Gender, Youths, Sports and Recreation minister, Mahali Phamotse, was this week elected secretary general of the Alliance of Democrats at the party’s elective conference in Maseru.
This was in apparent defiance of party leader, Monyane Moleleki’s directive for her, former secretary general, Mokhele Moletsane and former Youth League president, Thuso Litjobo, to withdraw from the race for the post.
Addressing the party faithful in Maseru on Saturday at the conference, Mr Moleleki advised them against electing any one of the trio to the post of secretary general.
He said while all three were suitable for the post, their election would however, cause divisions among their supporters which could weaken the party.
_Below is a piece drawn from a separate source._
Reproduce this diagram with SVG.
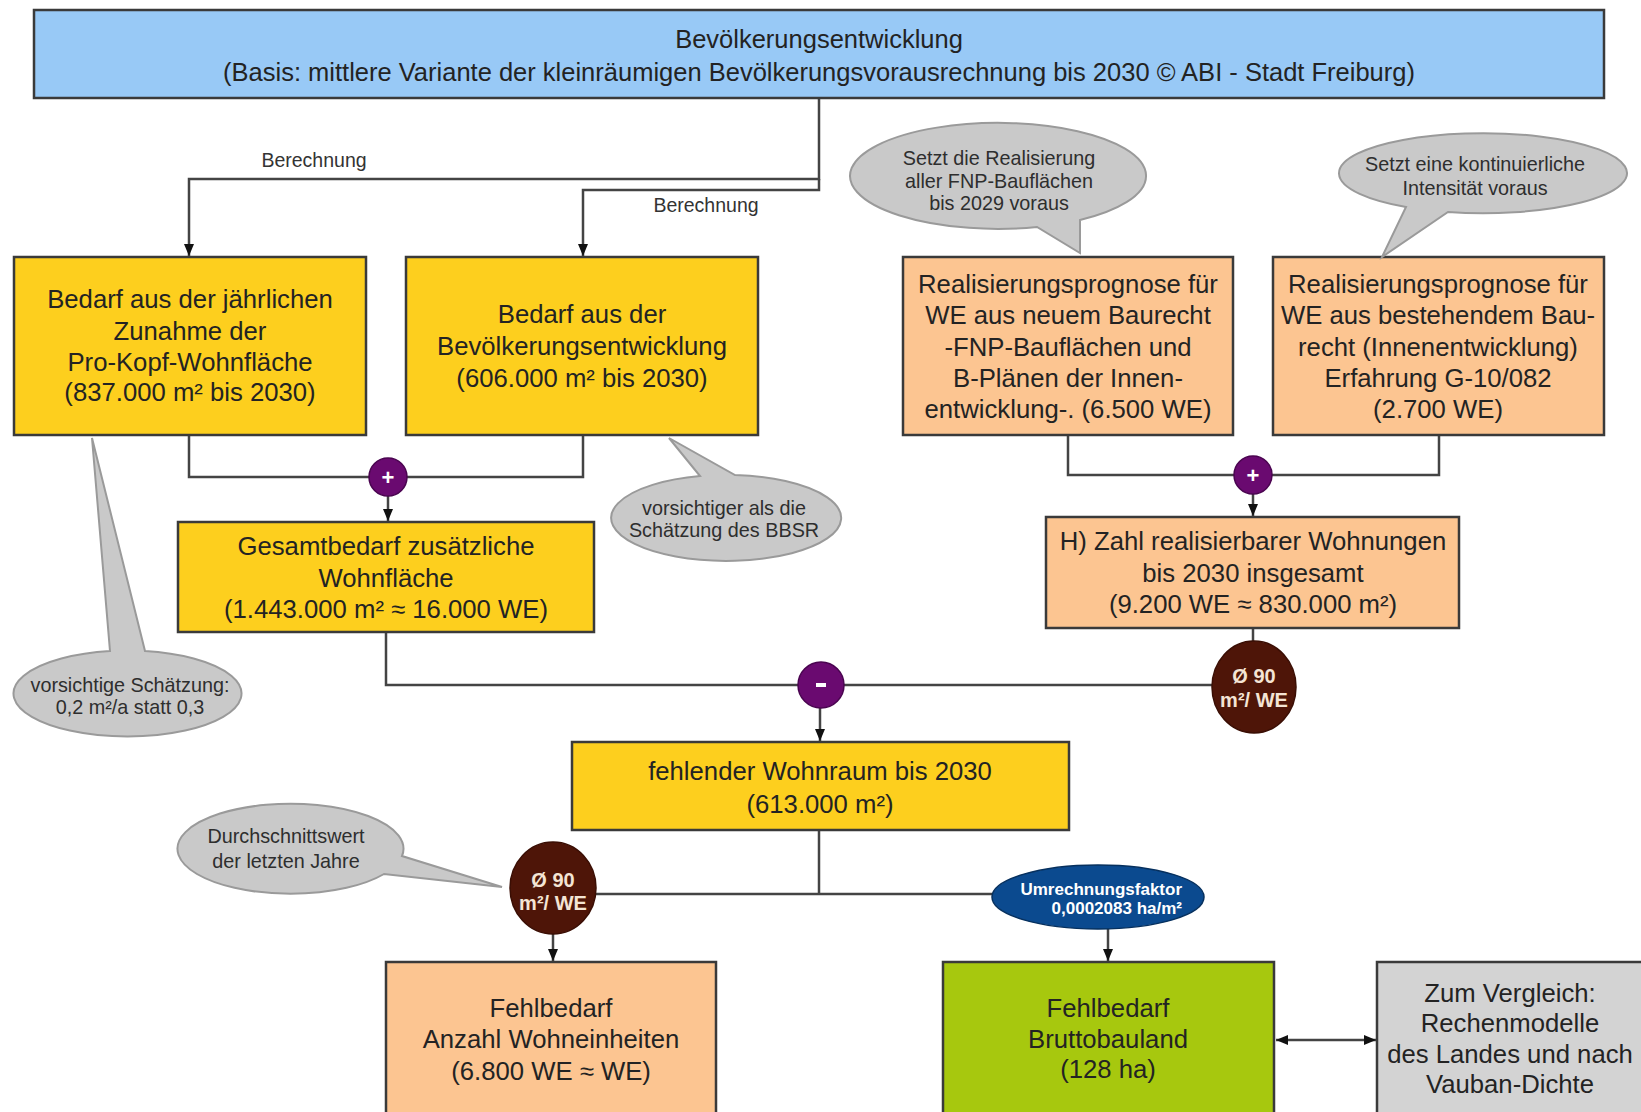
<svg xmlns="http://www.w3.org/2000/svg" width="1641" height="1112" viewBox="0 0 1641 1112">
<defs>
<marker id="arr" viewBox="0 0 12 10" refX="12" refY="5" markerWidth="12" markerHeight="10" markerUnits="userSpaceOnUse" orient="auto-start-reverse"><path d="M0,0 L12,5 L0,10 z" fill="#111"/></marker>
</defs>
<style>
.box{stroke:#3a3a3a;stroke-width:2.5}
.blue{fill:#98c9f6}
.yel{fill:#fdcf1e}
.peach{fill:#fcc591}
.green{fill:#a7c80e}
.grey{fill:#d3d3d3}
.t{font-family:"Liberation Sans",Arial,sans-serif;fill:#232323;text-anchor:middle}
.tb{font-size:25.7px}
.tt{font-size:25.5px}
.tc{font-size:19.8px;fill:#2e2e2e}
.bub{fill:#c9c9c9;stroke:#9a9a9a;stroke-width:2}
.con{fill:none;stroke:#444;stroke-width:2.5}
.ar{marker-end:url(#arr)}
.lab{font-size:19.5px;fill:#333}
.wb{fill:#f4e4d4;font-weight:bold;font-size:20px}
.purple{fill:#6a0a70;stroke:#4a0450;stroke-width:1.5}
.brown{fill:#4e1508;stroke:#3a0e04;stroke-width:1.5}
</style>
<rect width="1641" height="1112" fill="#ffffff"/>

<g id="connectors">
<path class="con ar" d="M819,98 V179 H189 V256"/>
<path class="con ar" d="M819,179 V190 H583 V256"/>
<path class="con" d="M189,435 V477 H583 V435"/>
<path class="con ar" d="M388,496 V521"/>
<path class="con" d="M1068,435 V475 H1439 V435"/>
<path class="con ar" d="M1253,494 V516"/>
<path class="con" d="M386,632 V685 H1212"/>
<path class="con" d="M1253,628 V641"/>
<path class="con ar" d="M820,708 V741"/>
<path class="con" d="M819,830 V894"/>
<path class="con" d="M596,894 H993"/>
<path class="con ar" d="M553,934 V961"/>
<path class="con ar" d="M1108,929 V961"/>
<path class="con ar" style="marker-start:url(#arr)" d="M1276,1040 H1376"/>
<text class="t lab" x="314" y="167">Berechnung</text>
<text class="t lab" x="706" y="212">Berechnung</text>
</g>

<g id="n-top">
<rect class="box blue" x="34" y="10" width="1570" height="88"/>
<text class="t tt" x="819" y="48">Bevölkerungsentwicklung</text>
<text class="t tt" x="819" y="81">(Basis: mittlere Variante der kleinräumigen Bevölkerungsvorausrechnung bis 2030 © ABI - Stadt Freiburg)</text>
</g>

<g id="n-bedarf1">
<rect class="box yel" x="14" y="257" width="352" height="178"/>
<text class="t tb" x="190" y="308">Bedarf aus der jährlichen</text>
<text class="t tb" x="190" y="340">Zunahme der</text>
<text class="t tb" x="190" y="371">Pro-Kopf-Wohnfläche</text>
<text class="t tb" x="190" y="401">(837.000 m² bis 2030)</text>
</g>

<g id="n-bedarf2">
<rect class="box yel" x="406" y="257" width="352" height="178"/>
<text class="t tb" x="582" y="323">Bedarf aus der</text>
<text class="t tb" x="582" y="355">Bevölkerungsentwicklung</text>
<text class="t tb" x="582" y="387">(606.000 m² bis 2030)</text>
</g>

<g id="n-real1">
<rect class="box peach" x="903" y="257" width="330" height="178"/>
<text class="t tb" x="1068" y="293">Realisierungsprognose für</text>
<text class="t tb" x="1068" y="324">WE aus neuem Baurecht</text>
<text class="t tb" x="1068" y="356">-FNP-Bauflächen und</text>
<text class="t tb" x="1068" y="387">B-Plänen der Innen-</text>
<text class="t tb" x="1068" y="418">entwicklung-. (6.500 WE)</text>
</g>

<g id="n-real2">
<rect class="box peach" x="1273" y="257" width="331" height="178"/>
<text class="t tb" x="1438" y="293">Realisierungsprognose für</text>
<text class="t tb" x="1438" y="324">WE aus bestehendem Bau-</text>
<text class="t tb" x="1438" y="356">recht (Innenentwicklung)</text>
<text class="t tb" x="1438" y="387">Erfahrung G-10/082</text>
<text class="t tb" x="1438" y="418">(2.700 WE)</text>
</g>

<g id="n-bubble1">
<path class="bub" d="M1037,227 A148,53 0 1 1 1080,220 L1080,253 Z"/>
<text class="t tc" x="999" y="165">Setzt die Realisierung</text>
<text class="t tc" x="999" y="188">aller FNP-Bauflächen</text>
<text class="t tc" x="999" y="210">bis 2029 voraus</text>
</g>

<g id="n-bubble2">
<path class="bub" d="M1406,207 A144,40 0 1 1 1448,212 L1382,257 Z"/>
<text class="t tc" x="1475" y="171">Setzt eine kontinuierliche</text>
<text class="t tc" x="1475" y="195">Intensität voraus</text>
</g>

<g id="n-bubble3">
<path class="bub" d="M735,475 A115,43 0 1 1 700,476 L669,438 Z"/>
<text class="t tc" x="724" y="515">vorsichtiger als die</text>
<text class="t tc" x="724" y="537">Schätzung des BBSR</text>
</g>

<g id="n-bubble4">
<path class="bub" d="M145,651 A114,43 0 1 1 110,651 L92,438 Z"/>
<text class="t tc" x="130" y="692">vorsichtige Schätzung:</text>
<text class="t tc" x="130" y="714">0,2 m²/a statt 0,3</text>
</g>

<g id="n-bubble5">
<path class="bub" d="M384,874 A113,45 0 1 1 402,856 L502,887 Z"/>
<text class="t tc" x="286" y="843">Durchschnittswert</text>
<text class="t tc" x="286" y="868">der letzten Jahre</text>
</g>

<g id="n-plus1">
<circle class="purple" cx="388" cy="477" r="19"/>
<text class="t" x="388" y="485" style="fill:#fff;font-weight:bold;font-size:22px">+</text>
</g>

<g id="n-plus2">
<circle class="purple" cx="1253" cy="475" r="19"/>
<text class="t" x="1253" y="483" style="fill:#fff;font-weight:bold;font-size:22px">+</text>
</g>

<g id="n-gesamt">
<rect class="box yel" x="178" y="522" width="416" height="110"/>
<text class="t tb" x="386" y="555">Gesamtbedarf zusätzliche</text>
<text class="t tb" x="386" y="587">Wohnfläche</text>
<text class="t tb" x="386" y="618">(1.443.000 m² ≈ 16.000 WE)</text>
</g>

<g id="n-zahl">
<rect class="box peach" x="1046" y="517" width="413" height="111"/>
<text class="t tb" x="1253" y="550">H) Zahl realisierbarer Wohnungen</text>
<text class="t tb" x="1253" y="582">bis 2030 insgesamt</text>
<text class="t tb" x="1253" y="613">(9.200 WE ≈ 830.000 m²)</text>
</g>

<g id="n-minus">
<circle class="purple" cx="821" cy="685" r="23"/>
<rect x="816" y="683" width="10" height="4" fill="#fff"/>
</g>

<g id="n-factor1">
<ellipse class="brown" cx="1254" cy="687" rx="42" ry="46"/>
<text class="t wb" x="1254" y="683">Ø 90</text>
<text class="t wb" x="1254" y="707">m²/ WE</text>
</g>

<g id="n-fehlend">
<rect class="box yel" x="572" y="742" width="497" height="88"/>
<text class="t tb" x="820" y="780">fehlender Wohnraum bis 2030</text>
<text class="t tb" x="820" y="813">(613.000 m²)</text>
</g>

<g id="n-factor2">
<ellipse class="brown" cx="553" cy="888" rx="43" ry="46"/>
<text class="t wb" x="553" y="887">Ø 90</text>
<text class="t wb" x="553" y="910">m²/ WE</text>
</g>

<g id="n-umrechnung">
<ellipse cx="1098" cy="897" rx="106" ry="32" fill="#0b4a8f" stroke="#06305e" stroke-width="1.5"/>
<text class="t" x="1182" y="895" style="text-anchor:end;fill:#fff;font-weight:bold;font-size:17px">Umrechnungsfaktor</text>
<text class="t" x="1182" y="914" style="text-anchor:end;fill:#fff;font-weight:bold;font-size:17px">0,0002083 ha/m²</text>
</g>

<g id="n-fehlwe">
<rect class="box peach" x="386" y="962" width="330" height="170"/>
<text class="t tb" x="551" y="1017">Fehlbedarf</text>
<text class="t tb" x="551" y="1048">Anzahl Wohneinheiten</text>
<text class="t tb" x="551" y="1080">(6.800 WE ≈ WE)</text>
</g>

<g id="n-fehlland">
<rect class="box green" x="943" y="962" width="331" height="170"/>
<text class="t tb" x="1108" y="1017">Fehlbedarf</text>
<text class="t tb" x="1108" y="1048">Bruttobauland</text>
<text class="t tb" x="1108" y="1078">(128 ha)</text>
</g>

<g id="n-vergleich">
<rect class="box grey" x="1377" y="962" width="270" height="170"/>
<text class="t tb" x="1510" y="1002">Zum Vergleich:</text>
<text class="t tb" x="1510" y="1032">Rechenmodelle</text>
<text class="t tb" x="1510" y="1063">des Landes und nach</text>
<text class="t tb" x="1510" y="1093">Vauban-Dichte</text>
</g>
</svg>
“All these three are my handiwork because I am the one who politically mentored them when they joined politics more than 11 years ago. I know their capabilities and flaws. I therefore, advise you not to elect one and let the other two fall. It is your choice at the end of the day but please make sure that you don’t make decisions that you will regret later,” Mr Moleleki said.
He however, said they could be elected to other positions within the national executive committee.
Only Mr Litjobo heeded Mr Moleleki’s call and withdrew his candidature, leaving Ms Phamotse to slug it out with Mr Moletsane.
Mr Litjobo was subsequently elected Public Relations Officer.
The party’s leader post was not contested and Mr Moleleki remains in charge with Professor Ntoi Rapapa as his deputy.
The chairperson ‘Maboiketlo Maliehe will be deputised by Kose Makoa while Tlohelang Aumane was elected Treasurer.
Batlokoa ‘Makong was elected the Deputy Secretary General, while and Mr Litjobo will be deputised by Matšana ‘Malebaleba’ Masiphole.
The party’s NEC elections Chairperson, Mathe Khalane, announced on Monday afternoon that four more members would be announced as the women and youth leagues’ spokespersons on a later date.
The polls were conducted on Saturday amid squabbling among party members and claims of death threats against Mr Litjobo.
Mr Litjobo subsequently told this publication that he had been warned of the plot to assassinate him and he had since beefed up his security.
“The would-be assassins told some people who then informed of the plot against me because they felt I needed to know what was happening because I have not done anything wrong.
“I don’t know what these people are capable of doing, but my security is now very tight just in case they try to take me out,” Mr Litjobo said.
He dismissed allegations of fanning factionalism, saying such claims were made by those who were jealous of what he had accomplished in his political career.